Aquí Las Puertas del Infierno, su obra inacabada y monumental que “recicla”
varios elementos icónicos del artista (o quizás fuera al revés, y pasaran de
las Puertas a esculturas autónomas,
no lo tengo claro). Allá en el centro del panel superior, encabeza la obra un
reflexivo Dante, que no es otro que el famoso Pensador. En el marco derecho, abajo, los condenados Francesco y
Paola sufren su tormento; pero revestidos de mármol, a mayor escala y con una
posición ligeramente distinta representan El
beso más anhelado y tierno que he visto nunca en una piedra. Y lo mejor,
arriba del todo: las figuras sobre el dintel.
En una triple copia-tirabuzón,
esta composición aparece presidiendo Las
Puertas, como hemos dicho. Forma también un grupo escultórico autónomo a
mayor escala, Tres sombras, como se
ve aquí. Pero además resulta que cada una de las figuras es exactamente la
misma escultura, que colocadas juntas en determinada posición forman una
composición nueva. ¡Y aún hay más! El molde de estos trillizos es también el de
otra escultura previa de Rodin, que en solitario representa a Adán expulsado del Paraíso.

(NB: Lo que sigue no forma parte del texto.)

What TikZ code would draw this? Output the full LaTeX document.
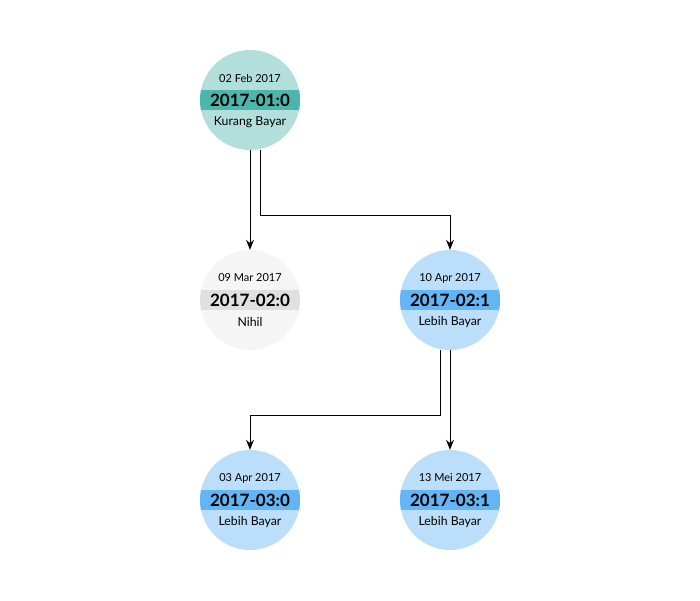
\documentclass[tikz,border=0pt]{standalone}
\usepackage{fontspec}
\setmainfont{Lato}
\usetikzlibrary{arrows.meta}
\definecolor{tealfill}{HTML}{B2DFDB}
\definecolor{tealband}{HTML}{4DB6AC}
\definecolor{bluefill}{HTML}{BBDEFB}
\definecolor{blueband}{HTML}{64B5F6}
\definecolor{greyfill}{HTML}{F5F5F5}
\definecolor{greyband}{HTML}{E0E0E0}
\tikzset{
  conn/.style={draw=black, line width=0.8pt, -{Stealth[length=10pt,width=8pt]}},
  datetxt/.style={font=\fontsize{11}{12}\selectfont, inner sep=0pt},
  idtxt/.style={font=\fontsize{17}{19}\selectfont\bfseries, inner sep=0pt},
  labtxt/.style={font=\fontsize{12.3}{14}\selectfont, inner sep=0pt},
  circ/.style={circle, minimum size=100pt, inner sep=0pt, draw=none}
}
\newcommand{\kpinode}[5]{% name, x, y, fill, band
  \node[circ, fill=#4] (#1) at (#2,#3) {};
  \begin{scope}
    \clip (#2,#3) circle (50);
    \fill[#5] (#2-50,#3-10) rectangle (#2+50,#3+10);
  \end{scope}
}
\begin{document}
\begin{tikzpicture}[x=1pt,y=-1pt]
\useasboundingbox (0,0) rectangle (700,600);
% nodes
\kpinode{n1}{250}{100}{tealfill}{tealband}
\node[datetxt] (n1d) at (250,78) {02 Feb 2017};
\node[idtxt] (n1i) at (250,100.5) {2017-01:0};
\node[labtxt] (n1l) at (250,122) {Kurang Bayar};

\kpinode{n2}{250}{300}{greyfill}{greyband}
\node[datetxt] (n2d) at (250,278) {09 Mar 2017};
\node[idtxt] (n2i) at (250,300.5) {2017-02:0};
\node[labtxt] (n2l) at (250,322) {Nihil};

\kpinode{n3}{450}{300}{bluefill}{blueband}
\node[datetxt] (n3d) at (450,278) {10 Apr 2017};
\node[idtxt] (n3i) at (450,300.5) {2017-02:1};
\node[labtxt] (n3l) at (450,322) {Lebih Bayar};

\kpinode{n4}{250}{500}{bluefill}{blueband}
\node[datetxt] (n4d) at (250,478) {03 Apr 2017};
\node[idtxt] (n4i) at (250,500.5) {2017-03:0};
\node[labtxt] (n4l) at (250,522) {Lebih Bayar};

\kpinode{n5}{450}{500}{bluefill}{blueband}
\node[datetxt] (n5d) at (450,478) {13 Mei 2017};
\node[idtxt] (n5i) at (450,500.5) {2017-03:1};
\node[labtxt] (n5l) at (450,522) {Lebih Bayar};

% connectors
\draw[conn] (n1.south) -- (n2.north);
\draw[conn] ([xshift=10pt]n1.south) -- ++(0,65) -| (n3.north);
\draw[conn] ([xshift=-10pt]n3.south) -- ++(0,65) -| (n4.north);
\draw[conn] (n3.south) -- (n5.north);
\end{tikzpicture}
\end{document}
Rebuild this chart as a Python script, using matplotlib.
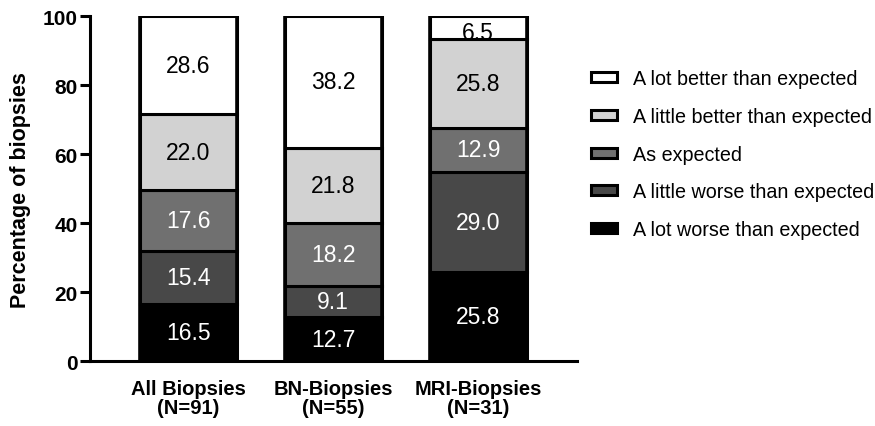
import numpy as np
import matplotlib.pyplot as plt
from matplotlib.patches import Patch

plt.rcParams['font.family'] = ['Liberation Sans', 'DejaVu Sans']

# data (percent of biopsies), stacked bottom -> top
groups = ['All Biopsies\n(N=91)', 'BN-Biopsies\n(N=55)', 'MRI-Biopsies\n(N=31)']
categories = ['A lot worse than expected', 'A little worse than expected', 'As expected',
              'A little better than expected', 'A lot better than expected']
lot_worse = [16.5, 12.7, 25.8]
little_worse = [15.4, 9.1, 29.0]
as_expected = [17.6, 18.2, 12.9]
little_better = [22.0, 21.8, 25.8]
lot_better = [28.6, 38.2, 6.5]

series = [lot_worse, little_worse, as_expected, little_better, lot_better]
colors = ['#000000', '#484848', '#707070', '#d2d2d2', '#ffffff']
txt_colors = ['white', 'white', 'white', 'black', 'black']

fig = plt.figure(figsize=(8.75, 4.27), dpi=100)
ax = fig.add_axes([0.1029, 0.152, 0.556, 0.808])

x = np.arange(len(groups))
bottom = np.zeros(len(groups))
for vals, c, tc in zip(series, colors, txt_colors):
    vals = np.array(vals)
    ax.bar(x, vals, 0.67, bottom=bottom, color=c, edgecolor='black', linewidth=2.2, zorder=2)
    for xi, b, v in zip(x, bottom, vals):
        yc = b + v / 2
        if v < 8:
            yc = b + v / 2 - 1.6
        ax.text(xi, yc, f'{v:.1f}', ha='center', va='center', color=tc, fontsize=16.5, zorder=3)
    bottom += vals

# outline each full bar
ax.bar(x, bottom, 0.67, color='none', edgecolor='black', linewidth=2.6, zorder=4)

ax.set_xlim(-0.68, 2.68)
ax.set_ylim(0, 100)
ax.set_yticks([0, 20, 40, 60, 80, 100])
ax.set_xticks(x)
ax.set_xticklabels(groups, fontweight='bold', fontsize=14.5, linespacing=1.0)
ax.set_ylabel('Percentage of biopsies', fontweight='bold', fontsize=15.5, labelpad=8)
for lab in ax.get_yticklabels():
    lab.set_fontweight('bold')
    lab.set_fontsize(15)
ax.tick_params(axis='y', width=2.2, length=7, pad=2)
ax.tick_params(axis='x', length=0, pad=13)
for s in ['top', 'right']:
    ax.spines[s].set_visible(False)
for s in ['left', 'bottom']:
    ax.spines[s].set_linewidth(2.2)

handles = [Patch(facecolor=c, edgecolor='black', linewidth=2.2) for c in colors]
fig.legend(handles[::-1], categories[::-1], loc='upper left', bbox_to_anchor=(0.655, 0.877),
           frameon=False, fontsize=14.2, handlelength=1.3, handleheight=0.4,
           labelspacing=0.95, handletextpad=0.85)

fig.savefig('out.png', dpi=100)
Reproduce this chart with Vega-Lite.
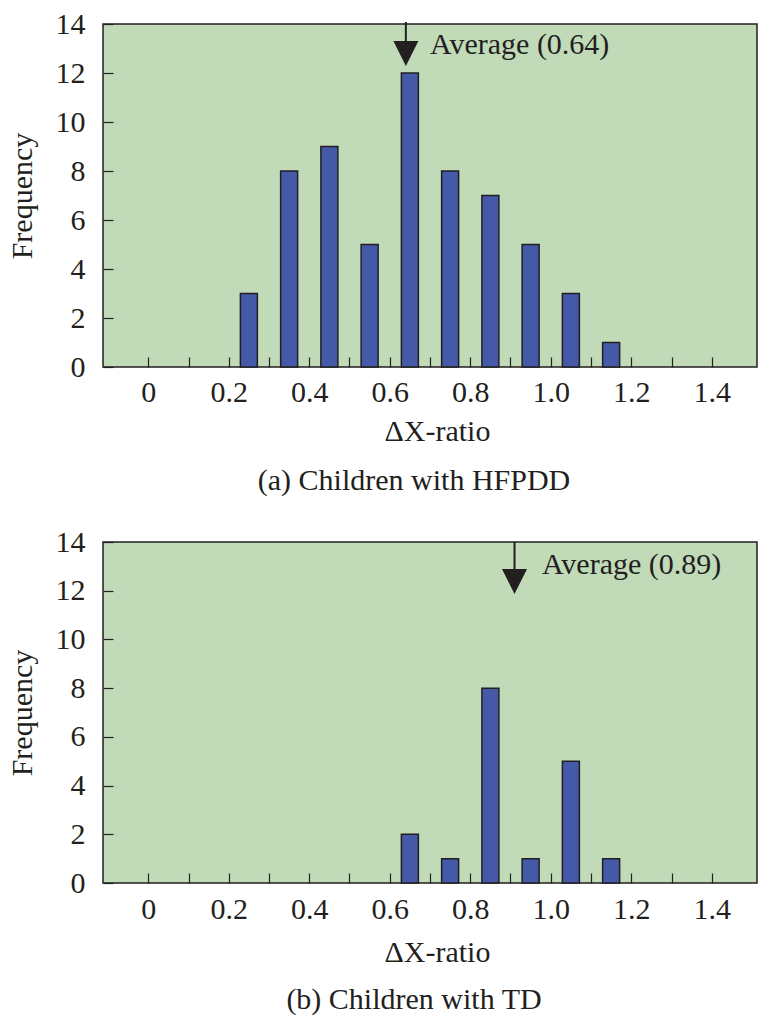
{
  "$schema": "https://vega.github.io/schema/vega-lite/v6.json",
  "background": "white",
  "padding": {"left": 6, "top": 8, "right": 3, "bottom": 3},
  "spacing": 29,
  "config": {
    "font": "Liberation Serif",
    "view": {"fill": "#C1DAB8", "stroke": "#231F20", "strokeWidth": 1.5},
    "axis": {
      "grid": false, "domain": false, "tickColor": "#231F20", "tickWidth": 1.2,
      "labelFont": "Liberation Serif", "labelFontSize": 30, "labelColor": "#231F20",
      "titleFont": "Liberation Serif", "titleFontSize": 30, "titleFontWeight": "normal", "titleColor": "#231F20",
      "labelOverlap": false, "labelFlush": false
    },
    "title": {"font": "Liberation Serif", "fontSize": 30, "fontWeight": "normal", "color": "#231F20"}
  },
  "datasets": {
    "hfpdd": [
      {"ratio": 0.25, "count": 3}, {"ratio": 0.35, "count": 8}, {"ratio": 0.45, "count": 9},
      {"ratio": 0.55, "count": 5}, {"ratio": 0.65, "count": 12}, {"ratio": 0.75, "count": 8},
      {"ratio": 0.85, "count": 7}, {"ratio": 0.95, "count": 5}, {"ratio": 1.05, "count": 3},
      {"ratio": 1.15, "count": 1}
    ],
    "td": [
      {"ratio": 0.65, "count": 2}, {"ratio": 0.75, "count": 1}, {"ratio": 0.85, "count": 8},
      {"ratio": 0.95, "count": 1}, {"ratio": 1.05, "count": 5}, {"ratio": 1.15, "count": 1}
    ],
    "avgA": [{"avg": 0.64, "top": 14.08, "stem": 13.27, "head": 12.8, "tx": 0.70, "ty": 12.78, "label": "Average (0.64)"}],
    "avgB": [{"avg": 0.91, "top": 14.0, "stem": 12.85, "head": 12.38, "tx": 0.978, "ty": 12.68, "label": "Average (0.89)"}]
  },
  "vconcat": [
    {
      "width": 654, "height": 343,
      "title": {"text": "(a) Children with HFPDD", "orient": "bottom", "anchor": "middle", "dx": -16, "offset": 20},
      "layer": [
        {
          "data": {"name": "hfpdd"},
          "mark": {"type": "bar", "size": 17, "fill": "#4459A7", "stroke": "#231F20", "strokeWidth": 1.5},
          "encoding": {
            "x": {"field": "ratio", "type": "quantitative",
              "scale": {"domain": [-0.1, 1.5], "nice": false, "zero": false},
              "axis": {"title": "ΔX-ratio", "values": [0,0.1,0.2,0.3,0.4,0.5,0.6,0.7,0.8,0.9,1.0,1.1,1.2,1.3,1.4],
                "labelExpr": "round(datum.value*10) % 2 == 0 ? (datum.value == 0 ? '0' : format(datum.value, '.1f')) : ''",
                "tickSize": -10, "labelPadding": 20, "titlePadding": 9, "titleX": 334}},
            "y": {"field": "count", "type": "quantitative",
              "scale": {"domain": [0, 14], "nice": false},
              "axis": {"title": "Frequency", "values": [0,2,4,6,8,10,12,14], "tickSize": -10, "labelPadding": 28, "titlePadding": 18}}
          }
        },
        {
          "data": {"name": "avgA"},
          "mark": {"type": "rule", "stroke": "#231F20", "strokeWidth": 2},
          "encoding": {"x": {"field": "avg", "type": "quantitative"}, "y": {"field": "top", "type": "quantitative"}, "y2": {"field": "stem"}}
        },
        {
          "data": {"name": "avgA"},
          "mark": {"type": "point", "shape": "M-1,-1L1,-1L0,1Z", "size": 625, "filled": true, "fill": "#231F20", "opacity": 1, "strokeWidth": 0},
          "encoding": {"x": {"field": "avg", "type": "quantitative"}, "y": {"field": "head", "type": "quantitative"}}
        },
        {
          "data": {"name": "avgA"},
          "mark": {"type": "text", "align": "left", "baseline": "alphabetic", "fontSize": 30, "font": "Liberation Serif", "fill": "#231F20"},
          "encoding": {"x": {"field": "tx", "type": "quantitative"}, "y": {"field": "ty", "type": "quantitative"}, "text": {"field": "label"}}
        }
      ]
    },
    {
      "width": 654, "height": 341,
      "title": {"text": "(b) Children with TD", "orient": "bottom", "anchor": "middle", "dx": -16, "offset": 18},
      "layer": [
        {
          "data": {"name": "td"},
          "mark": {"type": "bar", "size": 17, "fill": "#4459A7", "stroke": "#231F20", "strokeWidth": 1.5},
          "encoding": {
            "x": {"field": "ratio", "type": "quantitative",
              "scale": {"domain": [-0.1, 1.5], "nice": false, "zero": false},
              "axis": {"title": "ΔX-ratio", "values": [0,0.1,0.2,0.3,0.4,0.5,0.6,0.7,0.8,0.9,1.0,1.1,1.2,1.3,1.4],
                "labelExpr": "round(datum.value*10) % 2 == 0 ? (datum.value == 0 ? '0' : format(datum.value, '.1f')) : ''",
                "tickSize": -10, "labelPadding": 21, "titlePadding": 13, "titleX": 334}},
            "y": {"field": "count", "type": "quantitative",
              "scale": {"domain": [0, 14], "nice": false},
              "axis": {"title": "Frequency", "values": [0,2,4,6,8,10,12,14], "tickSize": -10, "labelPadding": 28, "titlePadding": 18}}
          }
        },
        {
          "data": {"name": "avgB"},
          "mark": {"type": "rule", "stroke": "#231F20", "strokeWidth": 2},
          "encoding": {"x": {"field": "avg", "type": "quantitative"}, "y": {"field": "top", "type": "quantitative"}, "y2": {"field": "stem"}}
        },
        {
          "data": {"name": "avgB"},
          "mark": {"type": "point", "shape": "M-1,-1L1,-1L0,1Z", "size": 625, "filled": true, "fill": "#231F20", "opacity": 1, "strokeWidth": 0},
          "encoding": {"x": {"field": "avg", "type": "quantitative"}, "y": {"field": "head", "type": "quantitative"}}
        },
        {
          "data": {"name": "avgB"},
          "mark": {"type": "text", "align": "left", "baseline": "alphabetic", "fontSize": 30, "font": "Liberation Serif", "fill": "#231F20"},
          "encoding": {"x": {"field": "tx", "type": "quantitative"}, "y": {"field": "ty", "type": "quantitative"}, "text": {"field": "label"}}
        }
      ]
    }
  ]
}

Cuanto menos, hay que reconocer
que como planteamiento pro-eficiencia no tiene desperdicio.
Curiosamente, las tesis de
trabajo de Rodin es perfectamente intercambiable con otra consigna, ésta de un
profesor de marketing que tuve, y que venía a decir prácticamente lo mismo:
"innovar a través de la imitación".
Dogma enfocado esta vez al elemento de consumo, y cuyo mejor exponente según él
era la mismísima Madonna. La diva había sido capaz de generar un
"producto" (prescindamos por ahora de profundizar en ese afán
marketiniano por marketinizarlo todo, muy a lo Risto Mejide) perpetuamente en
renovación, pero que ha conservado siempre intacta su esencia primigenia. Eso
dijo. Yo no digo nada, que tampoco sé mucho, ni de marketing, ni de Madonna.
Aunque viendo la última que ha liado la muchacha en Turquía (sorprendiendo,
fijo que sí -ergo, innovando-, haciendo un glorioso homenaje a otra popera
-ergo, imitando-, y supongo que manteniendo su estilo -o sea, repitiéndose en
cierta forma a sí misma y manteniendo, pues, su esencia), diría que el profe y
Rodin no iban del todo desencaminados... ¿O qué?